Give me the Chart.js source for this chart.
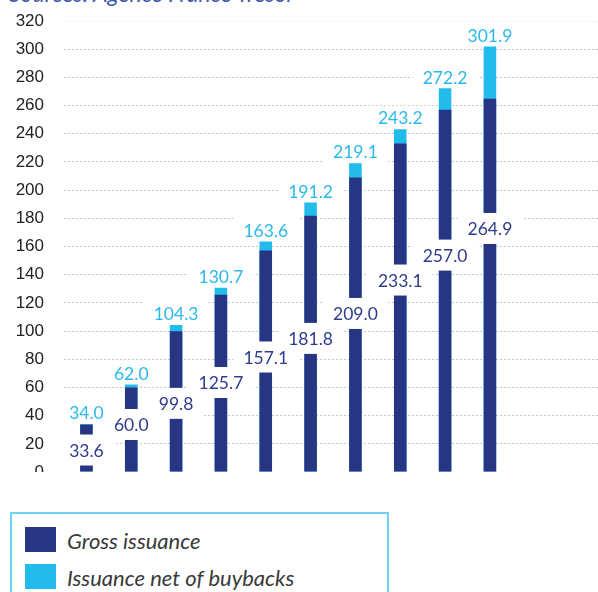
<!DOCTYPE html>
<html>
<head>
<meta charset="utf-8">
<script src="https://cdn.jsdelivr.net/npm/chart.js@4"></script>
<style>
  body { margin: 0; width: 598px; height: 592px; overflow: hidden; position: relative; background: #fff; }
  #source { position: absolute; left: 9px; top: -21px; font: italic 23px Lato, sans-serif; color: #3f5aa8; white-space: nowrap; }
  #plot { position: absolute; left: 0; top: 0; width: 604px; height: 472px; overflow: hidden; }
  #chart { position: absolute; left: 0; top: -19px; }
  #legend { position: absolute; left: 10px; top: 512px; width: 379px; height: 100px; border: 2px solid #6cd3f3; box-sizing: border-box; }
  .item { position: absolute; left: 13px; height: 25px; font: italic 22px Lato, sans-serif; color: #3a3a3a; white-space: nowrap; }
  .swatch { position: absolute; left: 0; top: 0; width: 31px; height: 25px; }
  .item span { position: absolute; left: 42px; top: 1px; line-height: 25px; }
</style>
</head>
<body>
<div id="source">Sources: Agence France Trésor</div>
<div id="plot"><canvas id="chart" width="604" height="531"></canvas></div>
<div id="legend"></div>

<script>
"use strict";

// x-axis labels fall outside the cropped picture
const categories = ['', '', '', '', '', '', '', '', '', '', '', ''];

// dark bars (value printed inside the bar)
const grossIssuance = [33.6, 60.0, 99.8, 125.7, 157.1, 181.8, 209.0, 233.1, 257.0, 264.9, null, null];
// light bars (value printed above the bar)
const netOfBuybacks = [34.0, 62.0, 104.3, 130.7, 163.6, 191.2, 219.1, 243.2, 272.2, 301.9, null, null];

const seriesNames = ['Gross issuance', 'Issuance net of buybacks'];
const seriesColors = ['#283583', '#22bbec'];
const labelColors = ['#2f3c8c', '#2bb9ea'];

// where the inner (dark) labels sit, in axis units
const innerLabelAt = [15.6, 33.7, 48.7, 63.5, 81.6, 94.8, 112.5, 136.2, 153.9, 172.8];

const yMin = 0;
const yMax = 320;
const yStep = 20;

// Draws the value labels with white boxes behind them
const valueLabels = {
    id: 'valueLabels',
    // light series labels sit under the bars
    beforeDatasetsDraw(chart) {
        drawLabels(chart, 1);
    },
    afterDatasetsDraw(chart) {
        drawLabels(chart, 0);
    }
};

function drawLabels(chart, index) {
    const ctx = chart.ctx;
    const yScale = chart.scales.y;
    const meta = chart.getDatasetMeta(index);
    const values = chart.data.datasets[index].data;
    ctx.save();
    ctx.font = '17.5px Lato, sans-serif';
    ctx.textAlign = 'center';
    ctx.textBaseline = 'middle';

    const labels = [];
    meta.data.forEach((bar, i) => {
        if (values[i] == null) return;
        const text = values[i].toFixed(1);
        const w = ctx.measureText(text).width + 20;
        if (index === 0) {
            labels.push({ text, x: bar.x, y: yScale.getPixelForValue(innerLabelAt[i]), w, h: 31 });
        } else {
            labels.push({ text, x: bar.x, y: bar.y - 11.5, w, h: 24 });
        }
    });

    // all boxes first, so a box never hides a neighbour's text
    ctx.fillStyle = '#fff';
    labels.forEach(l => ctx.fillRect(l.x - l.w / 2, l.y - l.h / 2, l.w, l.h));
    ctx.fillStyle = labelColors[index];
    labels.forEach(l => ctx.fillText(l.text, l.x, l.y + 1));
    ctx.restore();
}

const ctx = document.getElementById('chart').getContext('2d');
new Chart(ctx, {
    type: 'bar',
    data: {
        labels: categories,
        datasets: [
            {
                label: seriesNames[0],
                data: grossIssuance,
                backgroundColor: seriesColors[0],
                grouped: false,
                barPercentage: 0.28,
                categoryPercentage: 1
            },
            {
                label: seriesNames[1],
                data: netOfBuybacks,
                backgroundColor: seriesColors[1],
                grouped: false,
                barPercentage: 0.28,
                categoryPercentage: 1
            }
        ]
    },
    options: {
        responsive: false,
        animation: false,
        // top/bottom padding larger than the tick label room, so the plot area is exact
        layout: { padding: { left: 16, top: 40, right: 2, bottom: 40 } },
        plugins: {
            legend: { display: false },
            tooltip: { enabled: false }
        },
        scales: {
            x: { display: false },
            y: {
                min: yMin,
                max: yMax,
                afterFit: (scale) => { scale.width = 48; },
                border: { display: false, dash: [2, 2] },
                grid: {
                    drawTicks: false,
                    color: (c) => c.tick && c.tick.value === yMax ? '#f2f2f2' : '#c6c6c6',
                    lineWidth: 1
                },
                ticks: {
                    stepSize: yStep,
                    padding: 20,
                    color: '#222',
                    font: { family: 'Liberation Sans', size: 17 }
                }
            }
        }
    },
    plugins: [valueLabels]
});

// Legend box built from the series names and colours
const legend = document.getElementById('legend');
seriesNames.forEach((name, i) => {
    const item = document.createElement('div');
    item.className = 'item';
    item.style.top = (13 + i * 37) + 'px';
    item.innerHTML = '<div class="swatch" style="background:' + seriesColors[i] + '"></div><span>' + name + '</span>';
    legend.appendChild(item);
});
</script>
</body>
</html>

**Description of the task:** Copy out each line exactly, without the pictures.

**Full answer:**
Give me the Chart.js source for this chart.
<!DOCTYPE html>
<html>
<head>
<meta charset="utf-8">
<script src="https://cdn.jsdelivr.net/npm/chart.js@4"></script>
<style>
  body { margin: 0; width: 598px; height: 592px; overflow: hidden; position: relative; background: #fff; }
  #source { position: absolute; left: 9px; top: -21px; font: italic 23px Lato, sans-serif; color: #3f5aa8; white-space: nowrap; }
  #plot { position: absolute; left: 0; top: 0; width: 604px; height: 472px; overflow: hidden; }
  #chart { position: absolute; left: 0; top: -19px; }
  #legend { position: absolute; left: 10px; top: 512px; width: 379px; height: 100px; border: 2px solid #6cd3f3; box-sizing: border-box; }
  .item { position: absolute; left: 13px; height: 25px; font: italic 22px Lato, sans-serif; color: #3a3a3a; white-space: nowrap; }
  .swatch { position: absolute; left: 0; top: 0; width: 31px; height: 25px; }
  .item span { position: absolute; left: 42px; top: 1px; line-height: 25px; }
</style>
</head>
<body>
<div id="source">Sources: Agence France Trésor</div>
<div id="plot"><canvas id="chart" width="604" height="531"></canvas></div>
<div id="legend"></div>

<script>
"use strict";

// x-axis labels fall outside the cropped picture
const categories = ['', '', '', '', '', '', '', '', '', '', '', ''];

// dark bars (value printed inside the bar)
const grossIssuance = [33.6, 60.0, 99.8, 125.7, 157.1, 181.8, 209.0, 233.1, 257.0, 264.9, null, null];
// light bars (value printed above the bar)
const netOfBuybacks = [34.0, 62.0, 104.3, 130.7, 163.6, 191.2, 219.1, 243.2, 272.2, 301.9, null, null];

const seriesNames = ['Gross issuance', 'Issuance net of buybacks'];
const seriesColors = ['#283583', '#22bbec'];
const labelColors = ['#2f3c8c', '#2bb9ea'];

// where the inner (dark) labels sit, in axis units
const innerLabelAt = [15.6, 33.7, 48.7, 63.5, 81.6, 94.8, 112.5, 136.2, 153.9, 172.8];

const yMin = 0;
const yMax = 320;
const yStep = 20;

// Draws the value labels with white boxes behind them
const valueLabels = {
    id: 'valueLabels',
    // light series labels sit under the bars
    beforeDatasetsDraw(chart) {
        drawLabels(chart, 1);
    },
    afterDatasetsDraw(chart) {
        drawLabels(chart, 0);
    }
};

function drawLabels(chart, index) {
    const ctx = chart.ctx;
    const yScale = chart.scales.y;
    const meta = chart.getDatasetMeta(index);
    const values = chart.data.datasets[index].data;
    ctx.save();
    ctx.font = '17.5px Lato, sans-serif';
    ctx.textAlign = 'center';
    ctx.textBaseline = 'middle';

    const labels = [];
    meta.data.forEach((bar, i) => {
        if (values[i] == null) return;
        const text = values[i].toFixed(1);
        const w = ctx.measureText(text).width + 20;
        if (index === 0) {
            labels.push({ text, x: bar.x, y: yScale.getPixelForValue(innerLabelAt[i]), w, h: 31 });
        } else {
            labels.push({ text, x: bar.x, y: bar.y - 11.5, w, h: 24 });
        }
    });

    // all boxes first, so a box never hides a neighbour's text
    ctx.fillStyle = '#fff';
    labels.forEach(l => ctx.fillRect(l.x - l.w / 2, l.y - l.h / 2, l.w, l.h));
    ctx.fillStyle = labelColors[index];
    labels.forEach(l => ctx.fillText(l.text, l.x, l.y + 1));
    ctx.restore();
}

const ctx = document.getElementById('chart').getContext('2d');
new Chart(ctx, {
    type: 'bar',
    data: {
        labels: categories,
        datasets: [
            {
                label: seriesNames[0],
                data: grossIssuance,
                backgroundColor: seriesColors[0],
                grouped: false,
                barPercentage: 0.28,
                categoryPercentage: 1
            },
            {
                label: seriesNames[1],
                data: netOfBuybacks,
                backgroundColor: seriesColors[1],
                grouped: false,
                barPercentage: 0.28,
                categoryPercentage: 1
            }
        ]
    },
    options: {
        responsive: false,
        animation: false,
        // top/bottom padding larger than the tick label room, so the plot area is exact
        layout: { padding: { left: 16, top: 40, right: 2, bottom: 40 } },
        plugins: {
            legend: { display: false },
            tooltip: { enabled: false }
        },
        scales: {
            x: { display: false },
            y: {
                min: yMin,
                max: yMax,
                afterFit: (scale) => { scale.width = 48; },
                border: { display: false, dash: [2, 2] },
                grid: {
                    drawTicks: false,
                    color: (c) => c.tick && c.tick.value === yMax ? '#f2f2f2' : '#c6c6c6',
                    lineWidth: 1
                },
                ticks: {
                    stepSize: yStep,
                    padding: 20,
                    color: '#222',
                    font: { family: 'Liberation Sans', size: 17 }
                }
            }
        }
    },
    plugins: [valueLabels]
});

// Legend box built from the series names and colours
const legend = document.getElementById('legend');
seriesNames.forEach((name, i) => {
    const item = document.createElement('div');
    item.className = 'item';
    item.style.top = (13 + i * 37) + 'px';
    item.innerHTML = '<div class="swatch" style="background:' + seriesColors[i] + '"></div><span>' + name + '</span>';
    legend.appendChild(item);
});
</script>
</body>
</html>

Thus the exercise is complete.